Start

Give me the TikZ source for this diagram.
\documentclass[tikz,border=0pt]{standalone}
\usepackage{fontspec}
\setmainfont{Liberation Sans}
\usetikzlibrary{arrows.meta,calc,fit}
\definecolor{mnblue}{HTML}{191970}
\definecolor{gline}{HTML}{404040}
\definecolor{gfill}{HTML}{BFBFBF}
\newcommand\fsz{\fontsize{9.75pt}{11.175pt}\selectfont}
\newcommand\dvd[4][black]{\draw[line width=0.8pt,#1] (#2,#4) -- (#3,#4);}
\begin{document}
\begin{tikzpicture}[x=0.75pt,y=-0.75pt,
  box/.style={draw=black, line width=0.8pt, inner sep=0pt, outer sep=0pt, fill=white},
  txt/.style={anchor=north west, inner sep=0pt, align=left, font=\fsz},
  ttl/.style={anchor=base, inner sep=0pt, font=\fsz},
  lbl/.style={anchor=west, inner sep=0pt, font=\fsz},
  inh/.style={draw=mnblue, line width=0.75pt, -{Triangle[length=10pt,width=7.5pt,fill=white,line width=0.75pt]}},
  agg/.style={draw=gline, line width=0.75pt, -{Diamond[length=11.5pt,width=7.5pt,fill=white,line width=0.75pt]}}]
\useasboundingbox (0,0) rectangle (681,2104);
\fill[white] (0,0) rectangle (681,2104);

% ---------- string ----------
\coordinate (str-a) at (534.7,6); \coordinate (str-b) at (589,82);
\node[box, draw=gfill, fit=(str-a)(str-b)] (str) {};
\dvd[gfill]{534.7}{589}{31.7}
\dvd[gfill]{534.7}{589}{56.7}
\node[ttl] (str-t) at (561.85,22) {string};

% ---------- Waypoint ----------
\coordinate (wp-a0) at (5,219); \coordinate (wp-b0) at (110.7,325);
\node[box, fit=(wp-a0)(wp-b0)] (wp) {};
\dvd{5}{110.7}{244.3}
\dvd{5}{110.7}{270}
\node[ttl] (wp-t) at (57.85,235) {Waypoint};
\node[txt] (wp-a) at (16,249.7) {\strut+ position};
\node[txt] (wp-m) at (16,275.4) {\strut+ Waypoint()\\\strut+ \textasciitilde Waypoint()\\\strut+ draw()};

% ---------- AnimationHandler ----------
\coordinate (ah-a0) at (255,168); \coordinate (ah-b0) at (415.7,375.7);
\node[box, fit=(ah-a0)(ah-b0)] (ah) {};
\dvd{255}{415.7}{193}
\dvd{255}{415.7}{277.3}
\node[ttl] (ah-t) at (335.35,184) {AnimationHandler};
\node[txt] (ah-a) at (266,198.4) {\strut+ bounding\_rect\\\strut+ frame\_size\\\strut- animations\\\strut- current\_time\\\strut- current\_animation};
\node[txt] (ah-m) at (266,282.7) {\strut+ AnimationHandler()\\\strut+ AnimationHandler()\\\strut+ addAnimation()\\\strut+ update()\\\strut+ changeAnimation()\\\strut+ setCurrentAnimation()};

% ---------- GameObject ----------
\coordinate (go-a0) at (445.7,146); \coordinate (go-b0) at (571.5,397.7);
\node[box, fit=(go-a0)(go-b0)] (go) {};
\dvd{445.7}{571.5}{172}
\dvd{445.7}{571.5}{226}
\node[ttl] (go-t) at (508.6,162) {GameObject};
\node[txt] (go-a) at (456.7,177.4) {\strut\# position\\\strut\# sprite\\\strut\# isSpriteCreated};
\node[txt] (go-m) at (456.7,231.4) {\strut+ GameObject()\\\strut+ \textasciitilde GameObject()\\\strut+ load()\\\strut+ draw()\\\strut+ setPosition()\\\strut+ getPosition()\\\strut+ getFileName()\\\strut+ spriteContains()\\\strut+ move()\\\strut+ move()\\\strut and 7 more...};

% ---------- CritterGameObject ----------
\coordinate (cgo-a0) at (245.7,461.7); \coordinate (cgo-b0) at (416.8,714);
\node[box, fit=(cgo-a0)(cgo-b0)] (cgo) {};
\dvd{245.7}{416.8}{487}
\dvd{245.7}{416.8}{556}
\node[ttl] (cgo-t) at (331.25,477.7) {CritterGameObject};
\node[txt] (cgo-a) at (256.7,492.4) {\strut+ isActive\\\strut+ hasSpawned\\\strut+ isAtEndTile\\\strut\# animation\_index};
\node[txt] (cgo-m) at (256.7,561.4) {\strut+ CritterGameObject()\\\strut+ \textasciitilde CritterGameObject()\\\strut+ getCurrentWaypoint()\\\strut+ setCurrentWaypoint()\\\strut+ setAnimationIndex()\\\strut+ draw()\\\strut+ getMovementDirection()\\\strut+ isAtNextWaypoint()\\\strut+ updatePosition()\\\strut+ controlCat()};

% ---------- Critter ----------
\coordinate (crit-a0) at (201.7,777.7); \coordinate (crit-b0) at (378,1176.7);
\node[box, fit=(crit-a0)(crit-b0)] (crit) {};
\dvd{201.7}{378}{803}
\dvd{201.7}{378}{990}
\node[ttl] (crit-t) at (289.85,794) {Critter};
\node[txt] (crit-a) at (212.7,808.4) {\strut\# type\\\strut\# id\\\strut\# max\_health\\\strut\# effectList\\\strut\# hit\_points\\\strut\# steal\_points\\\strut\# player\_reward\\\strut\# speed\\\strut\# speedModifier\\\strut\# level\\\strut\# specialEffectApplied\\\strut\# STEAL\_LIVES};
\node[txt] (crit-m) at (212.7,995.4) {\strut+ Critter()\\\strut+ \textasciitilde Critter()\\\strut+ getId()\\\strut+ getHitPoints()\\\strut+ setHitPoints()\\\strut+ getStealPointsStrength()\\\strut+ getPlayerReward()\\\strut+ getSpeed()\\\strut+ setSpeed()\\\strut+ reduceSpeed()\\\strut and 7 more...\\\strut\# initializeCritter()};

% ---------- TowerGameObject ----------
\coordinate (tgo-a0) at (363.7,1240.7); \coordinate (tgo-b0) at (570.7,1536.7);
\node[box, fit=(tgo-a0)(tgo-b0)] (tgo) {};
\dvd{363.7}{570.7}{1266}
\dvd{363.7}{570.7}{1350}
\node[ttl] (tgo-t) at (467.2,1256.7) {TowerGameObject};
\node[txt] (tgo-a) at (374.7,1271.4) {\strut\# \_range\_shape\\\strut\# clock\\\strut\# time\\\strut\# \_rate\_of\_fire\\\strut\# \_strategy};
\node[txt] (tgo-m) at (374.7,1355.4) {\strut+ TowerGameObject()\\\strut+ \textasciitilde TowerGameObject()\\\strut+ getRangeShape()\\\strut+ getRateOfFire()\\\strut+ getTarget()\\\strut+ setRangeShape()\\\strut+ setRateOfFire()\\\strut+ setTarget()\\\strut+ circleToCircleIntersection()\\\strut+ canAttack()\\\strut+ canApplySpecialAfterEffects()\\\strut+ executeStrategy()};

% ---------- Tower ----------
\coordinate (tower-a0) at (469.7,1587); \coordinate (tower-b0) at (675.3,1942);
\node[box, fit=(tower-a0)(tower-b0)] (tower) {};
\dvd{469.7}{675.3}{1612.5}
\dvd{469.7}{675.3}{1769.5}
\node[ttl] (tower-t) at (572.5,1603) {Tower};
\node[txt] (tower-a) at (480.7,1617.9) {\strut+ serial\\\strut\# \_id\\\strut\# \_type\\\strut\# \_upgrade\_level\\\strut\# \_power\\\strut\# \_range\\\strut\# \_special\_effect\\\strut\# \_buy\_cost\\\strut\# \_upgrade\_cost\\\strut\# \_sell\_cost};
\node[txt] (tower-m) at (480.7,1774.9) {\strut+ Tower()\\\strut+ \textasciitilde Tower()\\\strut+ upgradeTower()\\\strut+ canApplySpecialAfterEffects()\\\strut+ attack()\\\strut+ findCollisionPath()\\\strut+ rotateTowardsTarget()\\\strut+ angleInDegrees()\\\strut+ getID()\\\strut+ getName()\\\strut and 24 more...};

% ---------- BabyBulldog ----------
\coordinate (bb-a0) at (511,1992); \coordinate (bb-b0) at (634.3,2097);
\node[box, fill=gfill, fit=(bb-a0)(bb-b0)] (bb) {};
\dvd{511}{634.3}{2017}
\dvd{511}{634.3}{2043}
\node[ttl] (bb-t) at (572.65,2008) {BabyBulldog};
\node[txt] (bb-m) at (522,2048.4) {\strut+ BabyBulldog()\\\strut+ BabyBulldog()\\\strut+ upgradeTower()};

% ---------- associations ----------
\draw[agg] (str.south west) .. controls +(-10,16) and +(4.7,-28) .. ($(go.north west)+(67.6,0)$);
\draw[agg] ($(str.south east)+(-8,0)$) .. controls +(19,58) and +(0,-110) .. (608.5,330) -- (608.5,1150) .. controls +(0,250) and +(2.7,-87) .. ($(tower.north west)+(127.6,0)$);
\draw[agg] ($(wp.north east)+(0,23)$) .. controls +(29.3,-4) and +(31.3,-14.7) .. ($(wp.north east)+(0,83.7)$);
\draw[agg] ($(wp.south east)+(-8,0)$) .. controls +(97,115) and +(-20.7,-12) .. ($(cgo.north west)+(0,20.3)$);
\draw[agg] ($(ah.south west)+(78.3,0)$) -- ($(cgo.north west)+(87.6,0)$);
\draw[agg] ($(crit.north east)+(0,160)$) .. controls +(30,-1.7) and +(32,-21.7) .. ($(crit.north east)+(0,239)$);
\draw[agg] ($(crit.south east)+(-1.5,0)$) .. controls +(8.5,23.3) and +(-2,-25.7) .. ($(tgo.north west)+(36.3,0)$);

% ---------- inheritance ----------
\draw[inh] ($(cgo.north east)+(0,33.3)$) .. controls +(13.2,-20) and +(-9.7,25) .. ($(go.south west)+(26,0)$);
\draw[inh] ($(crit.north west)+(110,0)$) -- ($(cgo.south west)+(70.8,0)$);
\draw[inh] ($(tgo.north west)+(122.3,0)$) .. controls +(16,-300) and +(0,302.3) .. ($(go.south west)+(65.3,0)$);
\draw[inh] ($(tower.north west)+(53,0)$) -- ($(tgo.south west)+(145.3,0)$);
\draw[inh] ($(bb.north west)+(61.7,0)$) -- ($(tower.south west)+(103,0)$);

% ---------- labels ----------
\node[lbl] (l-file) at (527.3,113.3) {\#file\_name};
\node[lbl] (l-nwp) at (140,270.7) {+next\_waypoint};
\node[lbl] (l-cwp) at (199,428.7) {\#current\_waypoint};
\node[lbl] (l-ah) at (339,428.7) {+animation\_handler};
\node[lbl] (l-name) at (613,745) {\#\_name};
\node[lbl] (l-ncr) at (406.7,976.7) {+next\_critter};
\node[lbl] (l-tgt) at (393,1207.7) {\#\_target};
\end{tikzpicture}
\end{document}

End
Start

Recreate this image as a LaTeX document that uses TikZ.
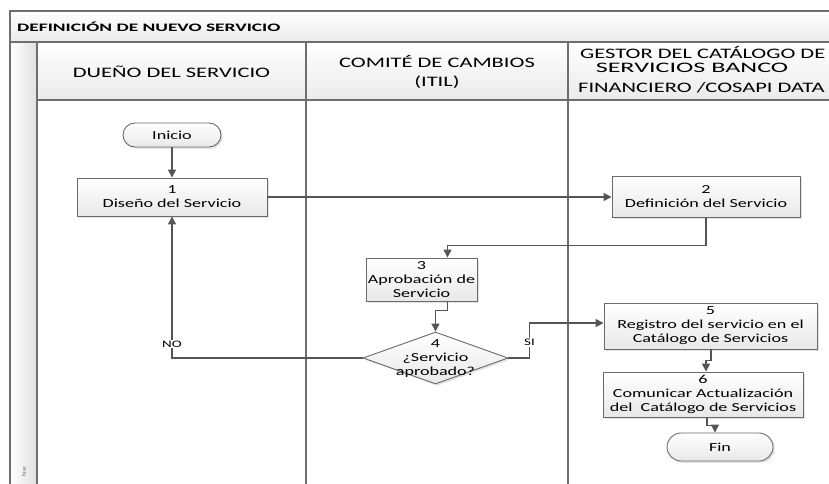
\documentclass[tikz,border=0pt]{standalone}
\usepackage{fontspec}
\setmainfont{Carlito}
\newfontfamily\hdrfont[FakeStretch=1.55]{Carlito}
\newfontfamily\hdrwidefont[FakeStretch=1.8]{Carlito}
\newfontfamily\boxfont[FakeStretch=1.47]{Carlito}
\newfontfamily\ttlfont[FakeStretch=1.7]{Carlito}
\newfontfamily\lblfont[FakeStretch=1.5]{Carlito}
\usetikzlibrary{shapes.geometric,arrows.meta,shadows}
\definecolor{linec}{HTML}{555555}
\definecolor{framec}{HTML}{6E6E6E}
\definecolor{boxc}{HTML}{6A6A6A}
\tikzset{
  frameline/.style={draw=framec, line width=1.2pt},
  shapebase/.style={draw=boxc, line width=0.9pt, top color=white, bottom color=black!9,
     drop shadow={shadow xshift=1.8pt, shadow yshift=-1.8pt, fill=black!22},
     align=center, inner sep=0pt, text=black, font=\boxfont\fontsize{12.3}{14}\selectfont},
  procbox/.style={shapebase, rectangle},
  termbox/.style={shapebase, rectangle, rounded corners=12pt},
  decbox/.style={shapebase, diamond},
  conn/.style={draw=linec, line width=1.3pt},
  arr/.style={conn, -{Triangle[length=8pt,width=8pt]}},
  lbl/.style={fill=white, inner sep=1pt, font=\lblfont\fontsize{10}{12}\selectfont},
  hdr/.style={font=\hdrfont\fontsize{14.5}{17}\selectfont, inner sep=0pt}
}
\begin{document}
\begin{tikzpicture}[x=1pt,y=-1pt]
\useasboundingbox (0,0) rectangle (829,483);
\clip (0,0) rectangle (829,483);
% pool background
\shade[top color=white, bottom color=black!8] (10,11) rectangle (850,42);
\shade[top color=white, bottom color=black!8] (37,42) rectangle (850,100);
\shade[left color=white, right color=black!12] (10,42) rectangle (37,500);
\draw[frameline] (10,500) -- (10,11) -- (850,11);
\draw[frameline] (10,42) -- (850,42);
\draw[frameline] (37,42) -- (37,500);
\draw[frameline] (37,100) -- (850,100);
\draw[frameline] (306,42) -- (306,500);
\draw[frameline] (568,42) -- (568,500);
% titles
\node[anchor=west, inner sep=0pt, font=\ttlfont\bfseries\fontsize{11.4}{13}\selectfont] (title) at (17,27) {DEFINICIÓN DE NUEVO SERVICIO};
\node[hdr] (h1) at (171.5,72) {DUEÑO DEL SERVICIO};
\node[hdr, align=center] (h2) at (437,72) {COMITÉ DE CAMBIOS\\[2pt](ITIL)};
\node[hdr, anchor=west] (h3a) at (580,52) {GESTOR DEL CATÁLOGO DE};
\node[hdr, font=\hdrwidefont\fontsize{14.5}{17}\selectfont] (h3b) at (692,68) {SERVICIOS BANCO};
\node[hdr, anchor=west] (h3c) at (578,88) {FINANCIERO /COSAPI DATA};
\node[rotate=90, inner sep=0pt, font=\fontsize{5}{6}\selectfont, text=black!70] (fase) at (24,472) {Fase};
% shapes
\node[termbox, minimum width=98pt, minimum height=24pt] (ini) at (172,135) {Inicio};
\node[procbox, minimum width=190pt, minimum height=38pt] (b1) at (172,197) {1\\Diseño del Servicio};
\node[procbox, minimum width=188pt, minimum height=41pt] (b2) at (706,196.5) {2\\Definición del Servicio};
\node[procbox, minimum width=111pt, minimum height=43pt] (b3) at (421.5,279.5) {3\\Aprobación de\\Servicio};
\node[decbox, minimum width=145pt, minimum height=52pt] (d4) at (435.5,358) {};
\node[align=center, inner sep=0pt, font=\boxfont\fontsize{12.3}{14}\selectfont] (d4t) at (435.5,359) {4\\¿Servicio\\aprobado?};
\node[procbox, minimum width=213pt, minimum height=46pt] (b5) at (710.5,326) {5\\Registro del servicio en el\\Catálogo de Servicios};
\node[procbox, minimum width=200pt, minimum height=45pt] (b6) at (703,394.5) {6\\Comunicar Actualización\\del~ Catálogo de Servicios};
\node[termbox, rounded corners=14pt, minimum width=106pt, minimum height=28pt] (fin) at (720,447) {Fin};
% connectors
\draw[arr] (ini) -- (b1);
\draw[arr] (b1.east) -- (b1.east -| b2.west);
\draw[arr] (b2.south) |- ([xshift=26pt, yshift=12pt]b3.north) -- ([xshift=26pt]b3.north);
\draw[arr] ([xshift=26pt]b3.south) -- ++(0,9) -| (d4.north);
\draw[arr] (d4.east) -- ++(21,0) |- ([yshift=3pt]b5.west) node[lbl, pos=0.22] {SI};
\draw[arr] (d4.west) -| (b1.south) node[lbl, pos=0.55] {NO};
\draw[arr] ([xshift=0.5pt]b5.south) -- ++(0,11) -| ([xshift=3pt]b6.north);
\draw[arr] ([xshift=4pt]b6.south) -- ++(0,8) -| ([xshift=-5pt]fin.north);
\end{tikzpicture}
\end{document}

End
Start

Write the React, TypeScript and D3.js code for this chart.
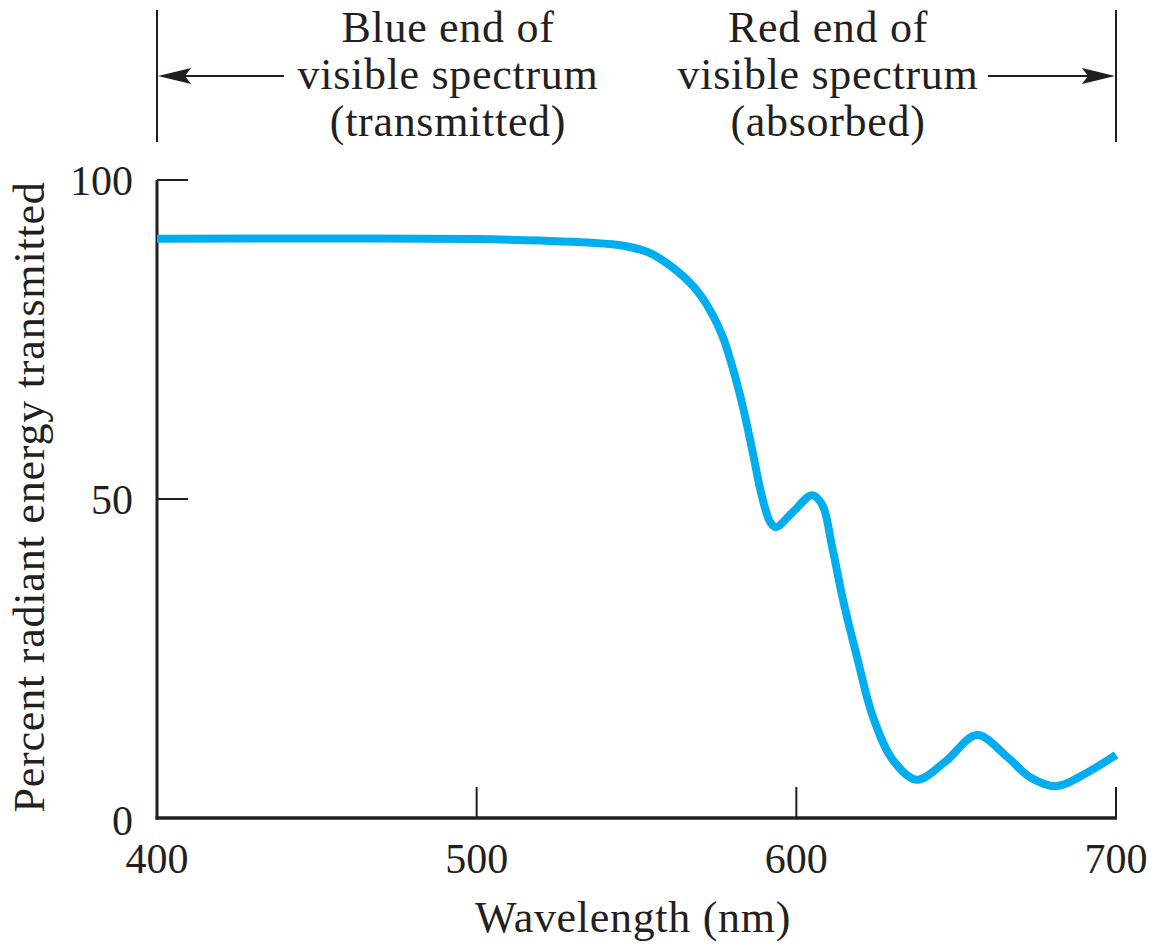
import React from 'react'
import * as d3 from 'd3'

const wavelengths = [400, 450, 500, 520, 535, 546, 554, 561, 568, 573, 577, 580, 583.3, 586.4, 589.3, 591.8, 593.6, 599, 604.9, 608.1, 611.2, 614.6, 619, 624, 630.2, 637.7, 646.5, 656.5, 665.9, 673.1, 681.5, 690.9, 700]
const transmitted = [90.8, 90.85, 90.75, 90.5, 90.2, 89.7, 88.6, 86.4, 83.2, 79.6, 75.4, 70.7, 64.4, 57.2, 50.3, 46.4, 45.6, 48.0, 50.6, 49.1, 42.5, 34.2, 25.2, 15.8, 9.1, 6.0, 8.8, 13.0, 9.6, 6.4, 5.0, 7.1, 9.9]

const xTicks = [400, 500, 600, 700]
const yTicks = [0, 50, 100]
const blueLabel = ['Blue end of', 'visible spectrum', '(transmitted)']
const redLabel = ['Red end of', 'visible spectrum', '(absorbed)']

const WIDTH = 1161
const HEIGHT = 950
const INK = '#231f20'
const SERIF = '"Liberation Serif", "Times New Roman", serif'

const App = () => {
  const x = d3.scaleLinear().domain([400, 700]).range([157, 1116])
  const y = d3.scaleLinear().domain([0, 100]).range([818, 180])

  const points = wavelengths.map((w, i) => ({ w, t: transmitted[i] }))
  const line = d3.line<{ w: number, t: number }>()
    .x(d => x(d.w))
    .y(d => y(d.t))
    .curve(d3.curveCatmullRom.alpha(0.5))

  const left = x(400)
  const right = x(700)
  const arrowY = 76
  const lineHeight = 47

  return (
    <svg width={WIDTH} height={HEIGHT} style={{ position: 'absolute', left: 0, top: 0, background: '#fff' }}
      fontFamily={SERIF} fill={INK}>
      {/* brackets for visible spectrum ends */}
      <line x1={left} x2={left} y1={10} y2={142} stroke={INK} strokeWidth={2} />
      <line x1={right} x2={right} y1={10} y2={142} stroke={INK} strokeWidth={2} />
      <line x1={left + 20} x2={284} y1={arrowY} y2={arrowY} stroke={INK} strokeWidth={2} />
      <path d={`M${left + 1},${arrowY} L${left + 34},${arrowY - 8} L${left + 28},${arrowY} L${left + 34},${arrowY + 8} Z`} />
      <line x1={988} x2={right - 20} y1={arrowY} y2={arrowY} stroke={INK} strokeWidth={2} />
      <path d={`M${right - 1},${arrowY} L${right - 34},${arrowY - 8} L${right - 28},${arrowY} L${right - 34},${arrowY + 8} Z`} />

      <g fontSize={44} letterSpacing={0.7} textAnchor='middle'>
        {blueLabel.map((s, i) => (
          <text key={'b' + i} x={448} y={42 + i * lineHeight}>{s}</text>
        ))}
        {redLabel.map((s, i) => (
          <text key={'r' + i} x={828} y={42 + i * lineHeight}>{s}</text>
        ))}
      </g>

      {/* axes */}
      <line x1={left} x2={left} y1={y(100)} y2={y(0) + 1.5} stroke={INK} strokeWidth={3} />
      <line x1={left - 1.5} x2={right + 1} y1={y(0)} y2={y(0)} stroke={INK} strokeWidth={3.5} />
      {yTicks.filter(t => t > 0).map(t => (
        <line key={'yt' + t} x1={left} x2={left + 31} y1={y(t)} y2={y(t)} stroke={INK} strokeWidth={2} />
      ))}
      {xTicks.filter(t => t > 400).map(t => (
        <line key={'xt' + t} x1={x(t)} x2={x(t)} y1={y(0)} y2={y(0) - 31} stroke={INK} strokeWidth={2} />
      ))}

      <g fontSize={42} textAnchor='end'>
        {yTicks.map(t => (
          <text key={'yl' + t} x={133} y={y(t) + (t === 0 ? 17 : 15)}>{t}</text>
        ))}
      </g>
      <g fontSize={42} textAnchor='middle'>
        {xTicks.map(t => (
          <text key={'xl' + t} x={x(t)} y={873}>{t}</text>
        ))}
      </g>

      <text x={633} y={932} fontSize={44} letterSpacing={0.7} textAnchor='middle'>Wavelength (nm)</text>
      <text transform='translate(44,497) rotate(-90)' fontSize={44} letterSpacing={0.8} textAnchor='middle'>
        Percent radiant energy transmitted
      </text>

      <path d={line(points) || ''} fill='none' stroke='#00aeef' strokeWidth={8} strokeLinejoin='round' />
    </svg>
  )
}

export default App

End

- [What you should do]: Your task is to output exactly the lines from the one with "Give me the TikZ source for this diagram." through the one with "(wp-m) at (16,275.4)", counting both ends.

- [Solved exercise]:
Give me the TikZ source for this diagram.
\documentclass[tikz,border=0pt]{standalone}
\usepackage{fontspec}
\setmainfont{Liberation Sans}
\usetikzlibrary{arrows.meta,calc,fit}
\definecolor{mnblue}{HTML}{191970}
\definecolor{gline}{HTML}{404040}
\definecolor{gfill}{HTML}{BFBFBF}
\newcommand\fsz{\fontsize{9.75pt}{11.175pt}\selectfont}
\newcommand\dvd[4][black]{\draw[line width=0.8pt,#1] (#2,#4) -- (#3,#4);}
\begin{document}
\begin{tikzpicture}[x=0.75pt,y=-0.75pt,
  box/.style={draw=black, line width=0.8pt, inner sep=0pt, outer sep=0pt, fill=white},
  txt/.style={anchor=north west, inner sep=0pt, align=left, font=\fsz},
  ttl/.style={anchor=base, inner sep=0pt, font=\fsz},
  lbl/.style={anchor=west, inner sep=0pt, font=\fsz},
  inh/.style={draw=mnblue, line width=0.75pt, -{Triangle[length=10pt,width=7.5pt,fill=white,line width=0.75pt]}},
  agg/.style={draw=gline, line width=0.75pt, -{Diamond[length=11.5pt,width=7.5pt,fill=white,line width=0.75pt]}}]
\useasboundingbox (0,0) rectangle (681,2104);
\fill[white] (0,0) rectangle (681,2104);

% ---------- string ----------
\coordinate (str-a) at (534.7,6); \coordinate (str-b) at (589,82);
\node[box, draw=gfill, fit=(str-a)(str-b)] (str) {};
\dvd[gfill]{534.7}{589}{31.7}
\dvd[gfill]{534.7}{589}{56.7}
\node[ttl] (str-t) at (561.85,22) {string};

% ---------- Waypoint ----------
\coordinate (wp-a0) at (5,219); \coordinate (wp-b0) at (110.7,325);
\node[box, fit=(wp-a0)(wp-b0)] (wp) {};
\dvd{5}{110.7}{244.3}
\dvd{5}{110.7}{270}
\node[ttl] (wp-t) at (57.85,235) {Waypoint};
\node[txt] (wp-a) at (16,249.7) {\strut+ position};
\node[txt] (wp-m) at (16,275.4) {\strut+ Waypoint()\\\strut+ \textasciitilde Waypoint()\\\strut+ draw()};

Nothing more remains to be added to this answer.